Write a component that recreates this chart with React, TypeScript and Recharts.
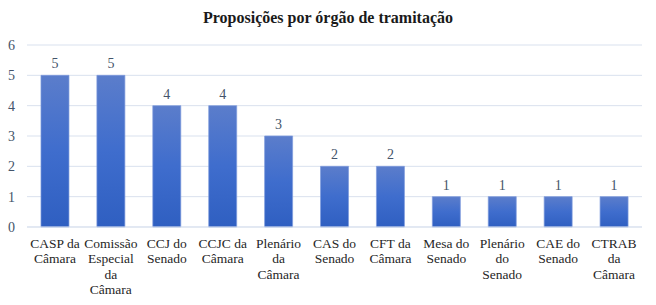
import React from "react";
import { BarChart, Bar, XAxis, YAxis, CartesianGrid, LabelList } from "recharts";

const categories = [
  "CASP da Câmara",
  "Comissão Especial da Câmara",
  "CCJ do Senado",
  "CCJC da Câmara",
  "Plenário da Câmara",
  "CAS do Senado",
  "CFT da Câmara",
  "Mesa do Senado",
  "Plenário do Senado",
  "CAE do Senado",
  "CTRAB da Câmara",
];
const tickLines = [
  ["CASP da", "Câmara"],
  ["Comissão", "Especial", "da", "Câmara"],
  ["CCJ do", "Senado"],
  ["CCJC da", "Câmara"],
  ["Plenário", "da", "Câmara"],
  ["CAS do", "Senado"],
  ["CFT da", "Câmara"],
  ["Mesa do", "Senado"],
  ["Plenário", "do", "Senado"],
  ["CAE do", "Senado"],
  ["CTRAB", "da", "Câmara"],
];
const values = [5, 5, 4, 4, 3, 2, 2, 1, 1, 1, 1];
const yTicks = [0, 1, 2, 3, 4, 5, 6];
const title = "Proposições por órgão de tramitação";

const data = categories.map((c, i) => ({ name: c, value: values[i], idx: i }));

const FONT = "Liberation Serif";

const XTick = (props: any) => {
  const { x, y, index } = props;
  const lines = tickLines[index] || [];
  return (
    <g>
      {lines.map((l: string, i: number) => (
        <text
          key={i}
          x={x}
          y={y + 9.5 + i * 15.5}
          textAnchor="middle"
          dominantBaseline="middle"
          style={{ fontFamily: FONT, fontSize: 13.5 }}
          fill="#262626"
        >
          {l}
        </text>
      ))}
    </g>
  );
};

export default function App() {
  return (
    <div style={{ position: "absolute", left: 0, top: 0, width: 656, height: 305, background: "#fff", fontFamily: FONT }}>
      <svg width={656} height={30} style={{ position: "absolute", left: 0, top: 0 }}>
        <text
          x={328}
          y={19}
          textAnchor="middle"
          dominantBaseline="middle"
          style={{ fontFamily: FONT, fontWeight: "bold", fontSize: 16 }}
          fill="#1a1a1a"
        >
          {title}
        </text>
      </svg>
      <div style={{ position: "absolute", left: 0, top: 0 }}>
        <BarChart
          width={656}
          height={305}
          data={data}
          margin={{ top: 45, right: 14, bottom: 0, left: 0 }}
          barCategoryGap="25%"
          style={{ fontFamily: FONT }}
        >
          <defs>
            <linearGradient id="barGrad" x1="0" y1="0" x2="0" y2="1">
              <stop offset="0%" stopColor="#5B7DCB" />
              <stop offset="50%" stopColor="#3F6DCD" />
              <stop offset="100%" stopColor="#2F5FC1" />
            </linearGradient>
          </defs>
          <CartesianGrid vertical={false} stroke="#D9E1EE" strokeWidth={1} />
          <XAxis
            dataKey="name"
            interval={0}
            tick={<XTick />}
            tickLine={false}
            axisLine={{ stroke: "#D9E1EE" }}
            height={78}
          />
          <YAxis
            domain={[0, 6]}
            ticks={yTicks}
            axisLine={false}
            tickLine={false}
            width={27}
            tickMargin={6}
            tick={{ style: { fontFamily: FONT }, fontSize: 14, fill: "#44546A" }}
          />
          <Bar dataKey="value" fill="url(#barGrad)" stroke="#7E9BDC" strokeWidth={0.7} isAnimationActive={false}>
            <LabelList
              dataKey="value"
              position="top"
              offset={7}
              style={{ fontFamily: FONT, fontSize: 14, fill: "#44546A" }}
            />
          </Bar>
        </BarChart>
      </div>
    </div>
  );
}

- - - - -

## Exercise task
Repeat the material above in full and exactly, apart from the pictures.

## Solution to the exercise
Write a component that recreates this chart with React, TypeScript and Recharts.
import React from "react";
import { BarChart, Bar, XAxis, YAxis, CartesianGrid, LabelList } from "recharts";

const categories = [
  "CASP da Câmara",
  "Comissão Especial da Câmara",
  "CCJ do Senado",
  "CCJC da Câmara",
  "Plenário da Câmara",
  "CAS do Senado",
  "CFT da Câmara",
  "Mesa do Senado",
  "Plenário do Senado",
  "CAE do Senado",
  "CTRAB da Câmara",
];
const tickLines = [
  ["CASP da", "Câmara"],
  ["Comissão", "Especial", "da", "Câmara"],
  ["CCJ do", "Senado"],
  ["CCJC da", "Câmara"],
  ["Plenário", "da", "Câmara"],
  ["CAS do", "Senado"],
  ["CFT da", "Câmara"],
  ["Mesa do", "Senado"],
  ["Plenário", "do", "Senado"],
  ["CAE do", "Senado"],
  ["CTRAB", "da", "Câmara"],
];
const values = [5, 5, 4, 4, 3, 2, 2, 1, 1, 1, 1];
const yTicks = [0, 1, 2, 3, 4, 5, 6];
const title = "Proposições por órgão de tramitação";

const data = categories.map((c, i) => ({ name: c, value: values[i], idx: i }));

const FONT = "Liberation Serif";

const XTick = (props: any) => {
  const { x, y, index } = props;
  const lines = tickLines[index] || [];
  return (
    <g>
      {lines.map((l: string, i: number) => (
        <text
          key={i}
          x={x}
          y={y + 9.5 + i * 15.5}
          textAnchor="middle"
          dominantBaseline="middle"
          style={{ fontFamily: FONT, fontSize: 13.5 }}
          fill="#262626"
        >
          {l}
        </text>
      ))}
    </g>
  );
};

export default function App() {
  return (
    <div style={{ position: "absolute", left: 0, top: 0, width: 656, height: 305, background: "#fff", fontFamily: FONT }}>
      <svg width={656} height={30} style={{ position: "absolute", left: 0, top: 0 }}>
        <text
          x={328}
          y={19}
          textAnchor="middle"
          dominantBaseline="middle"
          style={{ fontFamily: FONT, fontWeight: "bold", fontSize: 16 }}
          fill="#1a1a1a"
        >
          {title}
        </text>
      </svg>
      <div style={{ position: "absolute", left: 0, top: 0 }}>
        <BarChart
          width={656}
          height={305}
          data={data}
          margin={{ top: 45, right: 14, bottom: 0, left: 0 }}
          barCategoryGap="25%"
          style={{ fontFamily: FONT }}
        >
          <defs>
            <linearGradient id="barGrad" x1="0" y1="0" x2="0" y2="1">
              <stop offset="0%" stopColor="#5B7DCB" />
              <stop offset="50%" stopColor="#3F6DCD" />
              <stop offset="100%" stopColor="#2F5FC1" />
            </linearGradient>
          </defs>
          <CartesianGrid vertical={false} stroke="#D9E1EE" strokeWidth={1} />
          <XAxis
            dataKey="name"
            interval={0}
            tick={<XTick />}
            tickLine={false}
            axisLine={{ stroke: "#D9E1EE" }}
            height={78}
          />
          <YAxis
            domain={[0, 6]}
            ticks={yTicks}
            axisLine={false}
            tickLine={false}
            width={27}
            tickMargin={6}
            tick={{ style: { fontFamily: FONT }, fontSize: 14, fill: "#44546A" }}
          />
          <Bar dataKey="value" fill="url(#barGrad)" stroke="#7E9BDC" strokeWidth={0.7} isAnimationActive={false}>
            <LabelList
              dataKey="value"
              position="top"
              offset={7}
              style={{ fontFamily: FONT, fontSize: 14, fill: "#44546A" }}
            />
          </Bar>
        </BarChart>
      </div>
    </div>
  );
}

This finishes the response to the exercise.